Source material -
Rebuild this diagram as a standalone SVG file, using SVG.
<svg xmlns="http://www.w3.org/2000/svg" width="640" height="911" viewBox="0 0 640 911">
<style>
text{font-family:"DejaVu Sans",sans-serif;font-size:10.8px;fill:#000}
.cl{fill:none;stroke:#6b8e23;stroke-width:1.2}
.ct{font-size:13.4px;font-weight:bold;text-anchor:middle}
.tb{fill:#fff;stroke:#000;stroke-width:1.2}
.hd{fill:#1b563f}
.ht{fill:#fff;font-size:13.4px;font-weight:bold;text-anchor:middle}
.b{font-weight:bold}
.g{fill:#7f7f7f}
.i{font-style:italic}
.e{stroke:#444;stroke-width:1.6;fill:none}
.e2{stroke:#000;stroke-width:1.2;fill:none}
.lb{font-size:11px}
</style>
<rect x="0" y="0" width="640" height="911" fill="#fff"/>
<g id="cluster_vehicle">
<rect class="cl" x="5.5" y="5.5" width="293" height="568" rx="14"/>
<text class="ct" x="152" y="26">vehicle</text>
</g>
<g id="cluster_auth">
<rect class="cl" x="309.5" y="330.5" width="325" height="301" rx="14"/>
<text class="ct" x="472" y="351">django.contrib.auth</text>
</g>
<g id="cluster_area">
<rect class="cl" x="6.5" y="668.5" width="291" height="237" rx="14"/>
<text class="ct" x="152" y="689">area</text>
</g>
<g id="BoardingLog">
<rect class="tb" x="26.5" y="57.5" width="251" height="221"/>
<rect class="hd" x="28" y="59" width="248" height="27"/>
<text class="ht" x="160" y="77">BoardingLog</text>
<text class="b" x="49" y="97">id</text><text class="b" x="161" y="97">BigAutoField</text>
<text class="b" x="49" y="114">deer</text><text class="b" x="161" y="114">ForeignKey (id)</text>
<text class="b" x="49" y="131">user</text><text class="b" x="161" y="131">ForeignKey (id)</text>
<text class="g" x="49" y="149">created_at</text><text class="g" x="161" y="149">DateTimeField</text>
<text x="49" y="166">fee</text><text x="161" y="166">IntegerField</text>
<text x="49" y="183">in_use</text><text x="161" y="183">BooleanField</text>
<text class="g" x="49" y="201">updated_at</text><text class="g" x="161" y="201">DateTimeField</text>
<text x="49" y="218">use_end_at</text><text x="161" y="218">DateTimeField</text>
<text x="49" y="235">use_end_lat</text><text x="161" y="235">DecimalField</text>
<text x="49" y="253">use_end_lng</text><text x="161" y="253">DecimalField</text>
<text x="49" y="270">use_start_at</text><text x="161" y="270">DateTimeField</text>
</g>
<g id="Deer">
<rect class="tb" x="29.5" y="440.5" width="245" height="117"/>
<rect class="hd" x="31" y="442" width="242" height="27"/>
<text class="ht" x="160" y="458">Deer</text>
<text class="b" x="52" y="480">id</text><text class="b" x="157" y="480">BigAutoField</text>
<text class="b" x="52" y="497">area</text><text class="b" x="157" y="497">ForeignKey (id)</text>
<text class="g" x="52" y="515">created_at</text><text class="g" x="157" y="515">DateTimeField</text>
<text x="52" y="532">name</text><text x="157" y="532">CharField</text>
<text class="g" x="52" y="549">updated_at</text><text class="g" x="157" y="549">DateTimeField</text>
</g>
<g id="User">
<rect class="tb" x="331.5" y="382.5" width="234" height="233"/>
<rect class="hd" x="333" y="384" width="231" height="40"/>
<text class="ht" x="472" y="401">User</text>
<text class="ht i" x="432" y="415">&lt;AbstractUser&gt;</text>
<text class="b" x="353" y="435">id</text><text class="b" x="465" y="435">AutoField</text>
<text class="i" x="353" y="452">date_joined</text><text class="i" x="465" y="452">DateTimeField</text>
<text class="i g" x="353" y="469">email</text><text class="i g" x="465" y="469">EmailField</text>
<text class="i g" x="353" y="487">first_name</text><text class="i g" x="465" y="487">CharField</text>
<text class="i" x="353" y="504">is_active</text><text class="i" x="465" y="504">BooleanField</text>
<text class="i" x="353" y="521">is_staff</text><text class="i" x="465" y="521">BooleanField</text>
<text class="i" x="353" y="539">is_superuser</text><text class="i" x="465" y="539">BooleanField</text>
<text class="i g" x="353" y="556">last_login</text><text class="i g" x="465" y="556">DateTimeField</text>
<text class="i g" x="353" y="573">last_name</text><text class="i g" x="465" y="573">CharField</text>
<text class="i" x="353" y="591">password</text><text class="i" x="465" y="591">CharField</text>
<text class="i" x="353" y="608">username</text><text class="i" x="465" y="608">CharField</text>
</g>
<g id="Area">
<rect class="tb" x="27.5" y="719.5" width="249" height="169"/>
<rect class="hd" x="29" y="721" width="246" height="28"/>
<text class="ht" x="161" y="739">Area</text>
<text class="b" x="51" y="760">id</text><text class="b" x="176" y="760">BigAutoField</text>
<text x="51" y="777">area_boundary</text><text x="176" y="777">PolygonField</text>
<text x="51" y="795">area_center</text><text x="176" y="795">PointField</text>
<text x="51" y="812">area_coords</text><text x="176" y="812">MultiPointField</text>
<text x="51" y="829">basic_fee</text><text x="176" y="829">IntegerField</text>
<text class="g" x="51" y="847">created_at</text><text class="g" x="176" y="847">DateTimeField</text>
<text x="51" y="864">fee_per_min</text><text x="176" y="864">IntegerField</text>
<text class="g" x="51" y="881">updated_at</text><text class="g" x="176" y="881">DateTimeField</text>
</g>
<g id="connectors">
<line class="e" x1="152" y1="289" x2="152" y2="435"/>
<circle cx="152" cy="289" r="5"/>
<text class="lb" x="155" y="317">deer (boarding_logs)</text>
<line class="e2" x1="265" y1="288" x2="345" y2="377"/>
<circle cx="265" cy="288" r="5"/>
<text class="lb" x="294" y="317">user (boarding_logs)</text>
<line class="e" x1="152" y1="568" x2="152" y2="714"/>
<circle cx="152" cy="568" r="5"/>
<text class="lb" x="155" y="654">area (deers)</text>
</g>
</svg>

Task to carry out - Reproduce the material in full, with no word added or dropped.

Written response -
Rebuild this diagram as a standalone SVG file, using SVG.
<svg xmlns="http://www.w3.org/2000/svg" width="640" height="911" viewBox="0 0 640 911">
<style>
text{font-family:"DejaVu Sans",sans-serif;font-size:10.8px;fill:#000}
.cl{fill:none;stroke:#6b8e23;stroke-width:1.2}
.ct{font-size:13.4px;font-weight:bold;text-anchor:middle}
.tb{fill:#fff;stroke:#000;stroke-width:1.2}
.hd{fill:#1b563f}
.ht{fill:#fff;font-size:13.4px;font-weight:bold;text-anchor:middle}
.b{font-weight:bold}
.g{fill:#7f7f7f}
.i{font-style:italic}
.e{stroke:#444;stroke-width:1.6;fill:none}
.e2{stroke:#000;stroke-width:1.2;fill:none}
.lb{font-size:11px}
</style>
<rect x="0" y="0" width="640" height="911" fill="#fff"/>
<g id="cluster_vehicle">
<rect class="cl" x="5.5" y="5.5" width="293" height="568" rx="14"/>
<text class="ct" x="152" y="26">vehicle</text>
</g>
<g id="cluster_auth">
<rect class="cl" x="309.5" y="330.5" width="325" height="301" rx="14"/>
<text class="ct" x="472" y="351">django.contrib.auth</text>
</g>
<g id="cluster_area">
<rect class="cl" x="6.5" y="668.5" width="291" height="237" rx="14"/>
<text class="ct" x="152" y="689">area</text>
</g>
<g id="BoardingLog">
<rect class="tb" x="26.5" y="57.5" width="251" height="221"/>
<rect class="hd" x="28" y="59" width="248" height="27"/>
<text class="ht" x="160" y="77">BoardingLog</text>
<text class="b" x="49" y="97">id</text><text class="b" x="161" y="97">BigAutoField</text>
<text class="b" x="49" y="114">deer</text><text class="b" x="161" y="114">ForeignKey (id)</text>
<text class="b" x="49" y="131">user</text><text class="b" x="161" y="131">ForeignKey (id)</text>
<text class="g" x="49" y="149">created_at</text><text class="g" x="161" y="149">DateTimeField</text>
<text x="49" y="166">fee</text><text x="161" y="166">IntegerField</text>
<text x="49" y="183">in_use</text><text x="161" y="183">BooleanField</text>
<text class="g" x="49" y="201">updated_at</text><text class="g" x="161" y="201">DateTimeField</text>
<text x="49" y="218">use_end_at</text><text x="161" y="218">DateTimeField</text>
<text x="49" y="235">use_end_lat</text><text x="161" y="235">DecimalField</text>
<text x="49" y="253">use_end_lng</text><text x="161" y="253">DecimalField</text>
<text x="49" y="270">use_start_at</text><text x="161" y="270">DateTimeField</text>
</g>
<g id="Deer">
<rect class="tb" x="29.5" y="440.5" width="245" height="117"/>
<rect class="hd" x="31" y="442" width="242" height="27"/>
<text class="ht" x="160" y="458">Deer</text>
<text class="b" x="52" y="480">id</text><text class="b" x="157" y="480">BigAutoField</text>
<text class="b" x="52" y="497">area</text><text class="b" x="157" y="497">ForeignKey (id)</text>
<text class="g" x="52" y="515">created_at</text><text class="g" x="157" y="515">DateTimeField</text>
<text x="52" y="532">name</text><text x="157" y="532">CharField</text>
<text class="g" x="52" y="549">updated_at</text><text class="g" x="157" y="549">DateTimeField</text>
</g>
<g id="User">
<rect class="tb" x="331.5" y="382.5" width="234" height="233"/>
<rect class="hd" x="333" y="384" width="231" height="40"/>
<text class="ht" x="472" y="401">User</text>
<text class="ht i" x="432" y="415">&lt;AbstractUser&gt;</text>
<text class="b" x="353" y="435">id</text><text class="b" x="465" y="435">AutoField</text>
<text class="i" x="353" y="452">date_joined</text><text class="i" x="465" y="452">DateTimeField</text>
<text class="i g" x="353" y="469">email</text><text class="i g" x="465" y="469">EmailField</text>
<text class="i g" x="353" y="487">first_name</text><text class="i g" x="465" y="487">CharField</text>
<text class="i" x="353" y="504">is_active</text><text class="i" x="465" y="504">BooleanField</text>
<text class="i" x="353" y="521">is_staff</text><text class="i" x="465" y="521">BooleanField</text>
<text class="i" x="353" y="539">is_superuser</text><text class="i" x="465" y="539">BooleanField</text>
<text class="i g" x="353" y="556">last_login</text><text class="i g" x="465" y="556">DateTimeField</text>
<text class="i g" x="353" y="573">last_name</text><text class="i g" x="465" y="573">CharField</text>
<text class="i" x="353" y="591">password</text><text class="i" x="465" y="591">CharField</text>
<text class="i" x="353" y="608">username</text><text class="i" x="465" y="608">CharField</text>
</g>
<g id="Area">
<rect class="tb" x="27.5" y="719.5" width="249" height="169"/>
<rect class="hd" x="29" y="721" width="246" height="28"/>
<text class="ht" x="161" y="739">Area</text>
<text class="b" x="51" y="760">id</text><text class="b" x="176" y="760">BigAutoField</text>
<text x="51" y="777">area_boundary</text><text x="176" y="777">PolygonField</text>
<text x="51" y="795">area_center</text><text x="176" y="795">PointField</text>
<text x="51" y="812">area_coords</text><text x="176" y="812">MultiPointField</text>
<text x="51" y="829">basic_fee</text><text x="176" y="829">IntegerField</text>
<text class="g" x="51" y="847">created_at</text><text class="g" x="176" y="847">DateTimeField</text>
<text x="51" y="864">fee_per_min</text><text x="176" y="864">IntegerField</text>
<text class="g" x="51" y="881">updated_at</text><text class="g" x="176" y="881">DateTimeField</text>
</g>
<g id="connectors">
<line class="e" x1="152" y1="289" x2="152" y2="435"/>
<circle cx="152" cy="289" r="5"/>
<text class="lb" x="155" y="317">deer (boarding_logs)</text>
<line class="e2" x1="265" y1="288" x2="345" y2="377"/>
<circle cx="265" cy="288" r="5"/>
<text class="lb" x="294" y="317">user (boarding_logs)</text>
<line class="e" x1="152" y1="568" x2="152" y2="714"/>
<circle cx="152" cy="568" r="5"/>
<text class="lb" x="155" y="654">area (deers)</text>
</g>
</svg>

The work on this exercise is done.